About a year later, after a particularly long day with the children, my husband confronted me: "Why don't you take that spa trip? You'll have a much-needed break. I'll take a vacation week to take care of the kids. Don't worry about us."

I made the reservations that day with a mixture of guilt and euphoria. I was beginning to recognize that in my fear of abandonment, I had set a double standard. Time alone was fine for me, but not for him. Fortunately, my husband understood that time alone is sometimes necessary to explore the self. It adds to, rather than subtracts from a marriage.

At the spa I hiked, sampled the fitness classes, relaxed with yoga and massages, ate healthy food, and treated myself to manicures and makeup sessions. When my husband met me at the airport a week later, I was wearing a smile of gratitude and pleasure. But his tender look was more affecting: "You look great," he said, "as relaxed and young as when we first met."

A few months later, my husband began exploring a long-held dream of his own: to own and operate a cattle ranch. With my reluctant support, he scheduled periodic trips with realtors. As his enthusiasm for the concept bloomed and he diverted his energy more and more to ranch projects, my fears of abandonment resurfaced. Would his ranch hobby pull him away from me or bring us closer together?

The following summer we found the ranch we now own in Wyoming.

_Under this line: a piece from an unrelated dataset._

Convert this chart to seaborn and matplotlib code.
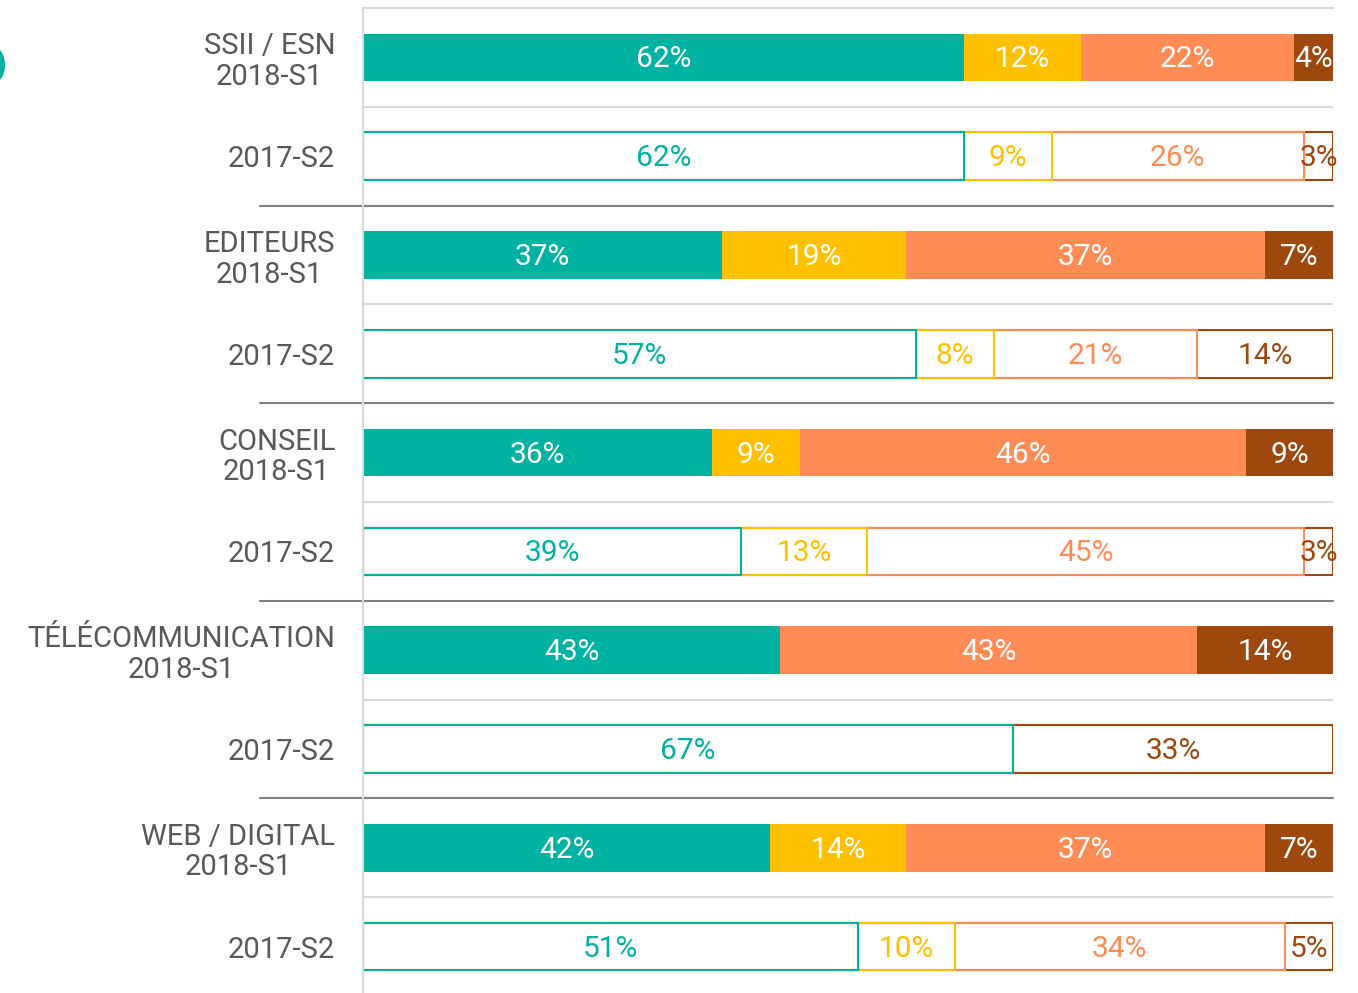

Day after day we rode the stretches of road from one property to another. My husband rambled on, over the roar of the tires, about hay yield, cow-calf pairs, and water rights - terms I'd never heard, but that were a serenade to him. He was captivated in a way I hadn't seen him in years. In the closeness of the car, surrounded by the expansive landscape, I was coming to realize that his love for me isn't finite. Rather than shutting me out, he wants to pull me in. My support of his ranch project has made his fondness for me grow, not weaken.

It has been three years since we bought the ranch. We spend a month there every summer. This year he will spend an additional week at the ranch alone with his parents. And, for once, I'm not objecting.